また、茎については、金装飾部および茎尻の2箇所を測定した。金装飾部からは金(Au)、銀(Ag)および銅(Cu)の3元素が検出された。今回の測定結果だけで、この部分の構造を断定することはできないが、表面に金貼りが施されていることが予想されており、その下に銅が用いられていることが考えられる。銀は金貼り材料および下層の銅の両方に含まれている可能性があり、今回の測定結果だけからはそれぞれの化学組成を求めることはできない。また、茎尻からは鉄だけしか検出されず、材料に関して刀身と同じ考察をすることができる。
拵部分については、鞘表面中央付近での測定では金(Au)が大きく検出されるとともに、少量の銀(Ag)が検出された。この測定結果だけで、金と銀が合金として存在しているのか、あるいは別の層として(例えばメッキや箔などを下地金属に貼った構造など)存在しているのかを判断することはできないが、仮に金ー銀合金であると仮定すると、金90%、銀10%含有率相当の蛍光X線強度が得られた。
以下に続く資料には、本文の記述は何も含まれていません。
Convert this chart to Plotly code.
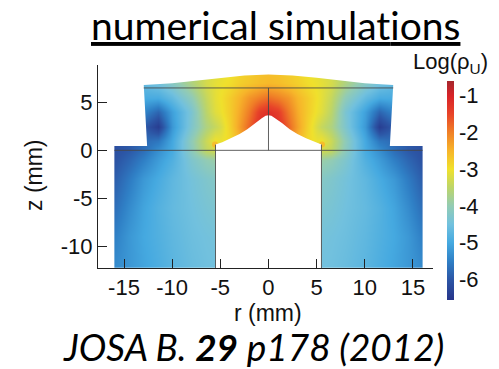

柄頭、柄の目釘、柄頭側面の測定においても、ほぼ同様の結果が得られており、これらが金ー銀合金であると仮定すると、金90%、銀10%程度の含有率に相当するものであることがわかった。柄の目釘、柄頭側面からは微量の銅(Cu)が検出されているが、検出量は茎の金装飾部などから検出された量に比べるとはるかに小さい。一方、黒色の鍔側面の測定では大量の銅(Cu)が検出され、金(Au)、銀(Ag)は微量検出されただけであった。この部分の材料としては、わが国の刀剣装具として古くから用いられてきた煮色着色法により処理された金属あるいは合金が用いられていることが予想される。測定結果およびその色調から推測すると、銅ー金合金を煮色着色した材料ではないかと考えられる。銅ー金合金であると仮定すると、銅96%、金4%含有率相当の蛍光X線強度が得られている。
また、鞘の内部についても大変興味深い結果が得られた。検出された元素は鉄(Fe)および微量の銅(Cu)だけであった。X線透過写真撮影においても、鞘の透過像が得られにくく、何らかの金属の存在が予想されたが、今回の測定により鞘の内面に薄い鉄張りが施されていることが明らかになった。鉄の刀身を、内面に鉄張りが施された鞘に収めるという、きわめて珍しい構造を有した資料である。